#### Aim
Leave out the pictures and repeat exactly the lines between the one containing "Write a web" and the one containing "96, 168, 152];", inclusive.

Collection entries
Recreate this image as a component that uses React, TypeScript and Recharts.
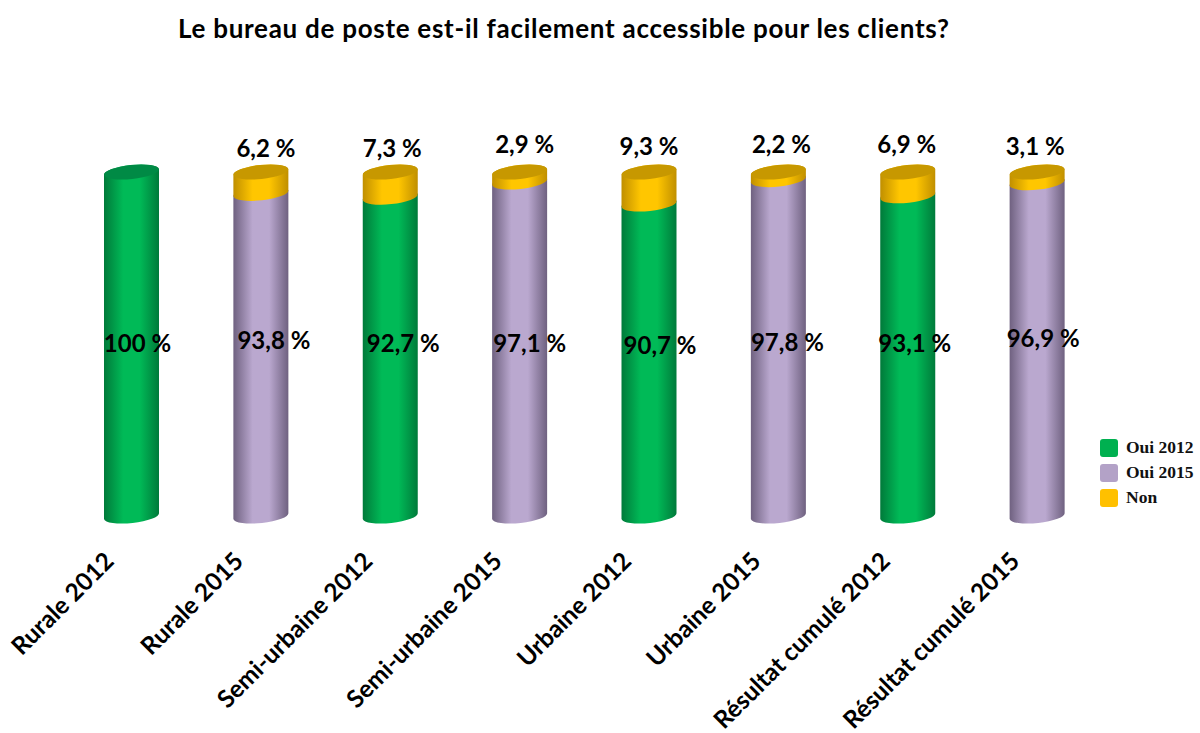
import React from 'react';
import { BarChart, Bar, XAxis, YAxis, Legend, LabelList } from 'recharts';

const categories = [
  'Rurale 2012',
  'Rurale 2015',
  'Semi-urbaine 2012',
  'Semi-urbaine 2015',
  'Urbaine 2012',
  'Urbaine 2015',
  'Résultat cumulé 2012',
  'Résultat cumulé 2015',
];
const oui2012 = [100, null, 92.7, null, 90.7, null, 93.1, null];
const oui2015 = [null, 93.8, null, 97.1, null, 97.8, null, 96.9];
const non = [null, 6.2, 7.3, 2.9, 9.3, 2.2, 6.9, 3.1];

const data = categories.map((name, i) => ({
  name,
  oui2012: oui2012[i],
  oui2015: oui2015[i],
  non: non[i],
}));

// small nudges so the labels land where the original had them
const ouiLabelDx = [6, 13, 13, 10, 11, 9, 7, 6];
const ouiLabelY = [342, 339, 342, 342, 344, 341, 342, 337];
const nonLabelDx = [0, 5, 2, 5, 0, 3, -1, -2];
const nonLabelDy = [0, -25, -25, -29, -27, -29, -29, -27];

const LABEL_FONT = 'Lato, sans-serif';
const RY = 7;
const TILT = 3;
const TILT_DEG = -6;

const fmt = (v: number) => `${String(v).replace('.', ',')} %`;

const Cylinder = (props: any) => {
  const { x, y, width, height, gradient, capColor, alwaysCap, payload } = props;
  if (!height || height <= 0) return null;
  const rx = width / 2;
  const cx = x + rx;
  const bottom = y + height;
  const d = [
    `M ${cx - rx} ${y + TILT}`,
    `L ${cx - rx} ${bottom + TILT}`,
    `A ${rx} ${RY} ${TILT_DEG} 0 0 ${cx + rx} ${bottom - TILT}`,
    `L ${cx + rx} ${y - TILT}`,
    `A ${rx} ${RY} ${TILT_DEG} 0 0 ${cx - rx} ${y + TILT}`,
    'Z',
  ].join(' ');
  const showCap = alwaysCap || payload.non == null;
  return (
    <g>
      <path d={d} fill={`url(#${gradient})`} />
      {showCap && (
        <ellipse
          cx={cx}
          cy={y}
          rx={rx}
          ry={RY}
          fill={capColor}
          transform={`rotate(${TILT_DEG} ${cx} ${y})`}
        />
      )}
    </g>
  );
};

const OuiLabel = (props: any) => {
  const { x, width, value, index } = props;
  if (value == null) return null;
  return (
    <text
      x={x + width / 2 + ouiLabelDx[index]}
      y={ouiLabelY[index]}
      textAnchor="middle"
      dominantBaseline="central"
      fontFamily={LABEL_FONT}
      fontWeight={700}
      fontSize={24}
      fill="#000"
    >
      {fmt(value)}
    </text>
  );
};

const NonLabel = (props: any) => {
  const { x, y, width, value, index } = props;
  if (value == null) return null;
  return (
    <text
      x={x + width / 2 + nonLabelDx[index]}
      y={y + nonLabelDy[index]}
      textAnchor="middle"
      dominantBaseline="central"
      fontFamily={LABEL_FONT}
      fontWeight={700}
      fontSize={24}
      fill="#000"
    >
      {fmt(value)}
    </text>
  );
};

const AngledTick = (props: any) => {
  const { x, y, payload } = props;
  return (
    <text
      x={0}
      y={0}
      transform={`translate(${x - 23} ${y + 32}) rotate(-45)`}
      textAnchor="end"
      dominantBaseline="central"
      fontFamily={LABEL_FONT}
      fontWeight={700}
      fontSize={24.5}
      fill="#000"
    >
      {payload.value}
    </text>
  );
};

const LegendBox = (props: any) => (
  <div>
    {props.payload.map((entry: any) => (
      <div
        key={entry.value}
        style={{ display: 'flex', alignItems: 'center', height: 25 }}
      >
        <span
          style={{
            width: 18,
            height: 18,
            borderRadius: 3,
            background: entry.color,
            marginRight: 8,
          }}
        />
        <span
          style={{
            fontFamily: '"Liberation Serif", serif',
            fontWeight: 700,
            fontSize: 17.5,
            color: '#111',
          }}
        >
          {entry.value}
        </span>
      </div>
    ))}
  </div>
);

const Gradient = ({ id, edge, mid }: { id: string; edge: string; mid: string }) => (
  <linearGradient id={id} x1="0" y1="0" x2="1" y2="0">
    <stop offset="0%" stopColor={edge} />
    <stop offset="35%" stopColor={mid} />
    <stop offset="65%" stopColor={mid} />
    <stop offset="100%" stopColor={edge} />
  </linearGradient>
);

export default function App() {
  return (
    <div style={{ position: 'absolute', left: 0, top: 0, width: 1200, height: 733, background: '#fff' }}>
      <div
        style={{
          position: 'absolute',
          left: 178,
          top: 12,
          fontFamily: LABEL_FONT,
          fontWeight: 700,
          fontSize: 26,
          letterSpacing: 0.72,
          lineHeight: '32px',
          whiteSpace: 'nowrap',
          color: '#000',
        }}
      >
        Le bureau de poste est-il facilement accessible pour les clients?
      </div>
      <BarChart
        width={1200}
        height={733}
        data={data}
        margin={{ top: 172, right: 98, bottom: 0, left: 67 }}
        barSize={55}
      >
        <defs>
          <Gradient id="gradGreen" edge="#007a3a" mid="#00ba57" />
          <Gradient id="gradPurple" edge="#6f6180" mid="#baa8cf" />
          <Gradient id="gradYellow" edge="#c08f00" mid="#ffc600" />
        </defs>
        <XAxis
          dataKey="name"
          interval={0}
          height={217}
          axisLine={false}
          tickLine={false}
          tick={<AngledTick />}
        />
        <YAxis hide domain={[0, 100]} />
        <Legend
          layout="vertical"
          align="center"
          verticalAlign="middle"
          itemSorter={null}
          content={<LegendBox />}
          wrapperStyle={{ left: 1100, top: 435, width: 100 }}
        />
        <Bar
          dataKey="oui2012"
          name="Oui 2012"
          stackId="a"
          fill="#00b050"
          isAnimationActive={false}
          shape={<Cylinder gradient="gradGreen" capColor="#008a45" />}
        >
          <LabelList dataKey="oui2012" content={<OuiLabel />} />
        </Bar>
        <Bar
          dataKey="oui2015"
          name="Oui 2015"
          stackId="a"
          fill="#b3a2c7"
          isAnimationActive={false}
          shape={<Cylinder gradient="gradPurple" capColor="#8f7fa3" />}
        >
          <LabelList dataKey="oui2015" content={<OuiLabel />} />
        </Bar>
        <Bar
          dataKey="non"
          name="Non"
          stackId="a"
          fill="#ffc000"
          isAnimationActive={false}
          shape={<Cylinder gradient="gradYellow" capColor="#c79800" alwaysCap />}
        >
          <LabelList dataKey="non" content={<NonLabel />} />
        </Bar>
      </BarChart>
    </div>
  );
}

...

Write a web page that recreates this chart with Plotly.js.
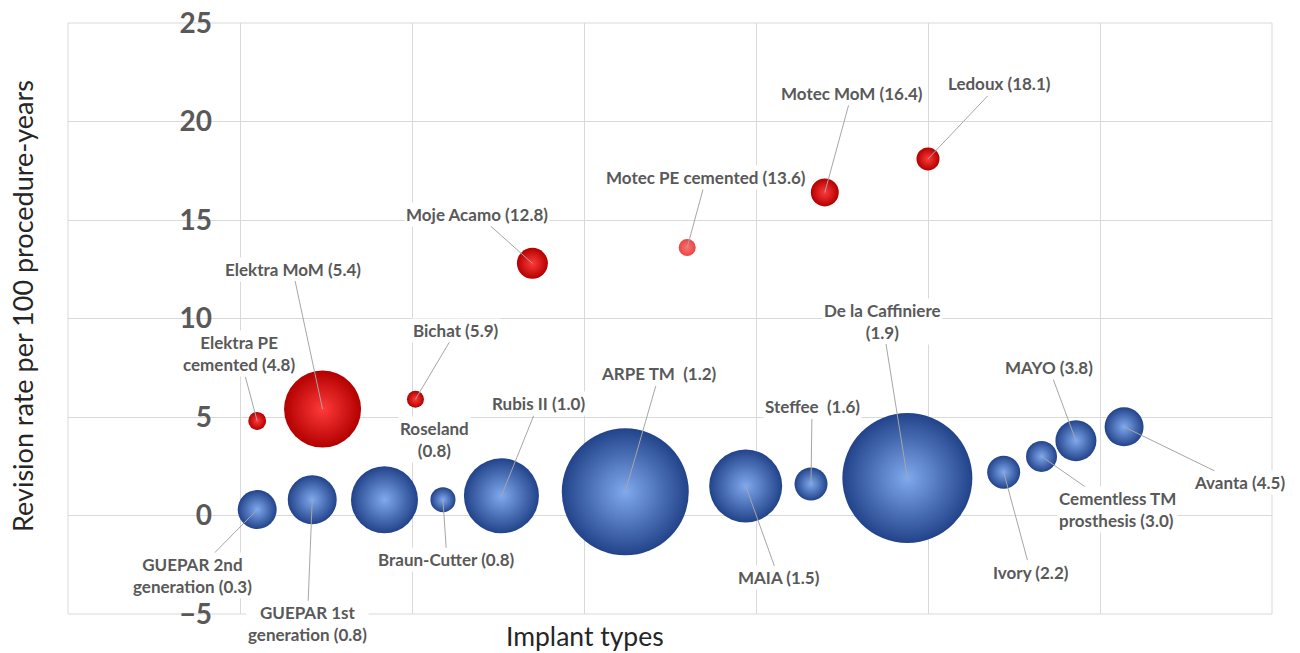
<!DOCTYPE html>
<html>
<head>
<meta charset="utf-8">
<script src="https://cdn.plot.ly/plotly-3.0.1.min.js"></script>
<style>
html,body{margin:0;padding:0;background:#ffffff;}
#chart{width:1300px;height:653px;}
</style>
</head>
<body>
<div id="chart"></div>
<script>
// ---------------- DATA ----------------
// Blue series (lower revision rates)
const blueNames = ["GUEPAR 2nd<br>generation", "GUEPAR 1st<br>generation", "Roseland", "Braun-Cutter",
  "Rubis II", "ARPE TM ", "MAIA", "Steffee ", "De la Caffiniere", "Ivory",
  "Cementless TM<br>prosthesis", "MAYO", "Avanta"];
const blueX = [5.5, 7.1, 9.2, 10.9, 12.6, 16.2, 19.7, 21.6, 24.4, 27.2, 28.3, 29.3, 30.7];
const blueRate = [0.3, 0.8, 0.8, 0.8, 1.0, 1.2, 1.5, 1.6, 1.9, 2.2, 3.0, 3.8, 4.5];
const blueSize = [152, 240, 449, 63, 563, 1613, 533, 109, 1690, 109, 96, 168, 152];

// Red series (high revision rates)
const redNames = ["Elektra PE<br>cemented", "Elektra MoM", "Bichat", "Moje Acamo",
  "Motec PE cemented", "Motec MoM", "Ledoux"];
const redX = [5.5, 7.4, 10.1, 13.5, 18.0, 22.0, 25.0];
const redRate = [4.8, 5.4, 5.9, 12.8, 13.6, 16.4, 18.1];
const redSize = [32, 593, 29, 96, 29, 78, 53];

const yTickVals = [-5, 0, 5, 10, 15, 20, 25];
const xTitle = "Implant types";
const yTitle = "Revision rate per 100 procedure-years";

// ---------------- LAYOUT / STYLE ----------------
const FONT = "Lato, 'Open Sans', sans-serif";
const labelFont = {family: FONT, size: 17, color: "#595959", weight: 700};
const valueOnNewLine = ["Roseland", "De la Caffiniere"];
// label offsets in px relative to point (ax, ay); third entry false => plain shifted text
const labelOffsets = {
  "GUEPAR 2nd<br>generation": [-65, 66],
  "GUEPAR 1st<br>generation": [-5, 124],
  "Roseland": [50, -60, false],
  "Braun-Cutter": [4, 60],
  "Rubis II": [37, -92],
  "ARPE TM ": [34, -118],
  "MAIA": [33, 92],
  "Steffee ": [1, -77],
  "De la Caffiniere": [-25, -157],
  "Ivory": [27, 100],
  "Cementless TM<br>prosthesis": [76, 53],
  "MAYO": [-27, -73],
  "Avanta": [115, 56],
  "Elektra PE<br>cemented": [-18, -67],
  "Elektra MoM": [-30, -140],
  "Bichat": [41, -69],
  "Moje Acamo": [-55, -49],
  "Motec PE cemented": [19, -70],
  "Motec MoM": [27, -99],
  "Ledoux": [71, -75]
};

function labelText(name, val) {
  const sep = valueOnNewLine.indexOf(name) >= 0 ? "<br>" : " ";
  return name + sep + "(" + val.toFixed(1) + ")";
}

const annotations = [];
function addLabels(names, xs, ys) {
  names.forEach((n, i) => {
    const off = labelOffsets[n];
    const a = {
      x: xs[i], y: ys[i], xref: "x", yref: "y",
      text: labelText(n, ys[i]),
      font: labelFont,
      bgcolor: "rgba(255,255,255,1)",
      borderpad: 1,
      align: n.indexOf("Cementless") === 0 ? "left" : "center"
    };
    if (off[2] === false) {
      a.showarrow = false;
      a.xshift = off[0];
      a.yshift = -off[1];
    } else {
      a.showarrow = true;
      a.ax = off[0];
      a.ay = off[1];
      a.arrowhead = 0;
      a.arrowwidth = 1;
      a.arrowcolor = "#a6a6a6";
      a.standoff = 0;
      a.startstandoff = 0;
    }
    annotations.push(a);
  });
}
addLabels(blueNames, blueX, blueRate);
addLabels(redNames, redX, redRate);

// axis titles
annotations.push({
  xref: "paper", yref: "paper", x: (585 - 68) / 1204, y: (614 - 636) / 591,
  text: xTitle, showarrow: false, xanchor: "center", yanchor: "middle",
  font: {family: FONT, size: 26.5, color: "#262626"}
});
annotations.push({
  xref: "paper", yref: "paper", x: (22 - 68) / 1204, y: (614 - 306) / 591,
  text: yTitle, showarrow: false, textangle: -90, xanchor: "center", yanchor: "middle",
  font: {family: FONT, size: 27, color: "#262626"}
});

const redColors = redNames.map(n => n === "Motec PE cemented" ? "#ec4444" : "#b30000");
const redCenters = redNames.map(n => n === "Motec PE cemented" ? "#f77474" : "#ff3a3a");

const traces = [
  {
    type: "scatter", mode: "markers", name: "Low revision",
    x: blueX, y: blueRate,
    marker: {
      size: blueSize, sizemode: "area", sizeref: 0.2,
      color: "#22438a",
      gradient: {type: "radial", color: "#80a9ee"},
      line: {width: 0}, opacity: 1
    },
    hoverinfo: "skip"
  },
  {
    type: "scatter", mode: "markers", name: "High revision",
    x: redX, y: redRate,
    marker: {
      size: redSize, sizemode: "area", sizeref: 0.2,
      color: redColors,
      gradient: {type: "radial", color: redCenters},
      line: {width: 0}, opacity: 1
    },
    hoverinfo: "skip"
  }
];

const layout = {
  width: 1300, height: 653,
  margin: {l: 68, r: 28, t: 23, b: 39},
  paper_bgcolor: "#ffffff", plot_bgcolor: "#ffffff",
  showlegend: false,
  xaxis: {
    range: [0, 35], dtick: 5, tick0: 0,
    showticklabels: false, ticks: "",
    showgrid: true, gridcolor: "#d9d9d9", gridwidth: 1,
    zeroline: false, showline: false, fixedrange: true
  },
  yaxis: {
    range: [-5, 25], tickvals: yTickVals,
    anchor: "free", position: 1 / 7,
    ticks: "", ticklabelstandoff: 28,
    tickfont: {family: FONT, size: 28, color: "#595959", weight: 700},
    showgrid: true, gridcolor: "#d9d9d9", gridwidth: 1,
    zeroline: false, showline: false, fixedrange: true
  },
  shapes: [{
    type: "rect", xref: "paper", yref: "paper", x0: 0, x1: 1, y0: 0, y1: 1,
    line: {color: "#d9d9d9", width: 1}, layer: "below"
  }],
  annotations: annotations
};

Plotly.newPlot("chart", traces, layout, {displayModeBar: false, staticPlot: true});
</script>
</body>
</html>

#### Solved exercise
Write a web page that recreates this chart with Plotly.js.
<!DOCTYPE html>
<html>
<head>
<meta charset="utf-8">
<script src="https://cdn.plot.ly/plotly-3.0.1.min.js"></script>
<style>
html,body{margin:0;padding:0;background:#ffffff;}
#chart{width:1300px;height:653px;}
</style>
</head>
<body>
<div id="chart"></div>
<script>
// ---------------- DATA ----------------
// Blue series (lower revision rates)
const blueNames = ["GUEPAR 2nd<br>generation", "GUEPAR 1st<br>generation", "Roseland", "Braun-Cutter",
  "Rubis II", "ARPE TM ", "MAIA", "Steffee ", "De la Caffiniere", "Ivory",
  "Cementless TM<br>prosthesis", "MAYO", "Avanta"];
const blueX = [5.5, 7.1, 9.2, 10.9, 12.6, 16.2, 19.7, 21.6, 24.4, 27.2, 28.3, 29.3, 30.7];
const blueRate = [0.3, 0.8, 0.8, 0.8, 1.0, 1.2, 1.5, 1.6, 1.9, 2.2, 3.0, 3.8, 4.5];
const blueSize = [152, 240, 449, 63, 563, 1613, 533, 109, 1690, 109, 96, 168, 152];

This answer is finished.